Главный вопрос – каким должен быть оркестр? Такой, как в опере – полноценный симфонический, – или все же иной? Если состав будет обычным, полагал Щедрин, ему не удастся «выйти из поля притяжения Бизе. Будет та же данность, та же атмосфера, то же пространство, как ни ловчиться». К тому же музыка для балета, по мнению композитора, должна звучать на несколько градусов «горячее» оперной, ведь опера и балет, хотя и близкие музыкальные жанры, но каждый со своими законами.
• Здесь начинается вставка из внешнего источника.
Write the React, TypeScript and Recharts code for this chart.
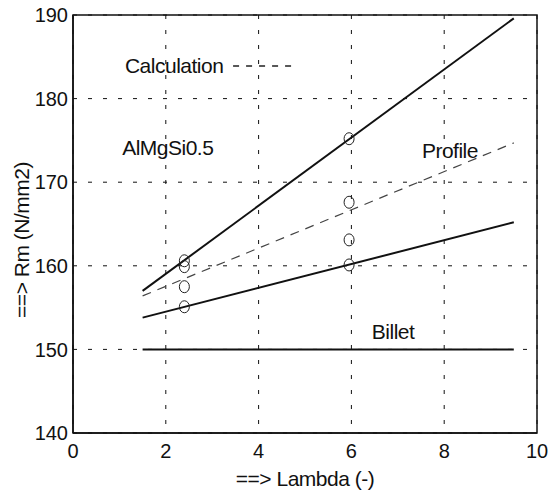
import {
  LineChart,
  Line,
  Scatter,
  XAxis,
  YAxis,
  CartesianGrid,
  ReferenceArea,
  Label,
} from "recharts";

const FONT = "'Liberation Sans', Arial, sans-serif";

// x range of the fitted lines
const lambdaEnds = [1.5, 9.5];
const upperLine = [157.0, 189.6];
const calcLine = [156.4, 174.7];
const lowerLine = [153.8, 165.2];
const billetLine = [150, 150];

// measured points
const lambdaMeas = [2.4, 2.4, 2.4, 2.4, 5.95, 5.95, 5.95, 5.95];
const rmMeas = [160.6, 159.9, 157.5, 155.1, 175.2, 167.6, 163.1, 160.1];

// legend dash next to "Calculation"
const calcLegendX = [3.45, 4.75];
const calcLegendY = [183.9, 183.9];

// text annotations
const noteText = ["Calculation", "AlMgSi0.5", "Profile", "Billet"];
const noteX = [1.12, 1.06, 7.52, 6.44];
const noteY = [183.9, 174.1, 173.8, 152.1];

const xTicks = [0, 2, 4, 6, 8, 10];
const yTicks = [140, 150, 160, 170, 180, 190];

const toPts = (xs: number[], ys: number[]) => xs.map((x, i) => ({ x, y: ys[i] }));

const notes = noteText.map((t, i) => ({ x: noteX[i], y: noteY[i], text: t }));

const Circle = (p: any) => (
  <ellipse cx={p.cx} cy={p.cy} rx={5} ry={6} fill="none" stroke="#222" strokeWidth={1} />
);

const Note = (p: any) => (
  <text x={p.cx} y={p.cy} dy="0.35em" fontSize={21} fontFamily={FONT} fill="#111" letterSpacing={-0.5}>
    {p.payload.text}
  </text>
);

const YLabel = (p: any) => {
  const vb = p.viewBox;
  const cx = 21;
  const cy = vb.y + vb.height / 2 + 16;
  return (
    <text x={cx} y={cy} transform={`rotate(-90 ${cx} ${cy})`} textAnchor="middle" dominantBaseline="central"
      fontSize={21} fontFamily={FONT} fill="#111" letterSpacing={-0.5}>
      {"==> Rm (N/mm2)"}
    </text>
  );
};

const tick = { fill: "#111", fontSize: 20, fontFamily: FONT };

export default function App() {
  return (
    <div style={{ position: "absolute", left: 0, top: 0, background: "#fff" }}>
      <LineChart width={550} height={491} margin={{ top: 15, right: 13, left: 0, bottom: 0 }}>
        <CartesianGrid stroke="#111" strokeDasharray="4 11" strokeWidth={1} />
        <XAxis
          type="number"
          dataKey="x"
          domain={[0, 10]}
          ticks={xTicks}
          height={58}
          tick={tick}
          tickLine={false}
          tickSize={0}
          tickMargin={11}
          axisLine={{ stroke: "#111", strokeWidth: 1.5 }}
        >
          <Label value="==> Lambda (-)" position="insideBottom" offset={5}
            style={{ fontSize: 21, fontFamily: FONT, fill: "#111", letterSpacing: -0.5 }} />
        </XAxis>
        <YAxis
          type="number"
          dataKey="y"
          domain={[140, 190]}
          ticks={yTicks}
          width={73}
          tick={tick}
          tickLine={false}
          tickSize={0}
          tickMargin={5}
          axisLine={{ stroke: "#111", strokeWidth: 1.5 }}
        >
          <Label content={<YLabel />} />
        </YAxis>
        <ReferenceArea x1={0} x2={10} y1={140} y2={190} fill="none" stroke="#111" strokeWidth={1.5} ifOverflow="visible" />
        <Line data={toPts(lambdaEnds, billetLine)} dataKey="y" stroke="#111" strokeWidth={2} dot={false} isAnimationActive={false} />
        <Line data={toPts(lambdaEnds, lowerLine)} dataKey="y" stroke="#111" strokeWidth={2} dot={false} isAnimationActive={false} />
        <Line data={toPts(lambdaEnds, upperLine)} dataKey="y" stroke="#111" strokeWidth={2} dot={false} isAnimationActive={false} />
        <Line data={toPts(lambdaEnds, calcLine)} dataKey="y" stroke="#444" strokeWidth={1.2} strokeDasharray="9 7" dot={false} isAnimationActive={false} />
        <Line data={toPts(calcLegendX, calcLegendY)} dataKey="y" stroke="#222" strokeWidth={1.5} strokeDasharray="6 7" dot={false} isAnimationActive={false} />
        <Scatter data={toPts(lambdaMeas, rmMeas)} dataKey="y" shape={<Circle />} isAnimationActive={false} />
        <Scatter data={notes} dataKey="y" shape={<Note />} isAnimationActive={false} />
      </LineChart>
    </div>
  );
}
Другой вопрос: как, да и можно ли вообще, компенсировать отсутствие человеческих голосов, с которыми у всех ассоциировалась музыка Бизе. Щедрин признавался, что перед гением Бизе преклонялся, но хотел, чтобы это преклонение, которое неизбежно услышится в музыке, было не рабским, но творческим: «Протерзавшись разными мыслями, остановился на составе струнных с ударными. Не последнюю роль сыграло тогда то, что в оркестре Большого театра, всегда славном прекрасными струнниками, подобрались в тот момент настоящие гвардейцы-ударники во главе с Алексеем Огородниковым. Огородников – фанатик, одержимый, у которого любой ударный инструмент, какой только в мире существует, есть дома. Ему можно позвонить и сказать: Леша, нужно послезавтра сыграть “Кармен-сюиту” в Анадыре, но инструментов, кроме тарелок и большого барабана, у них нет, – что делать? Он лишь спросит: а когда лететь? Геннадий Рождественский тоже был замечательным единомышленником. Провел премьеру Рождественский совершенно блистательно. Репетиционного времени было в обрез, но Рождественский все делал играючи, без натуги, на юморе. Когда очередь дошла до номера “Тореро”, виолончелист С. Лузанов спрашивает дирижера – что, здесь кто-нибудь поет мелодию на сцене? “Каждый поет внутри себя”, – парирует Рождественский. Вскоре, еще по горячим следам, сделали в Большом зале Консерватории и запись, которая потом стала всюду известной. Карта шла в масть, говоря по Мериме».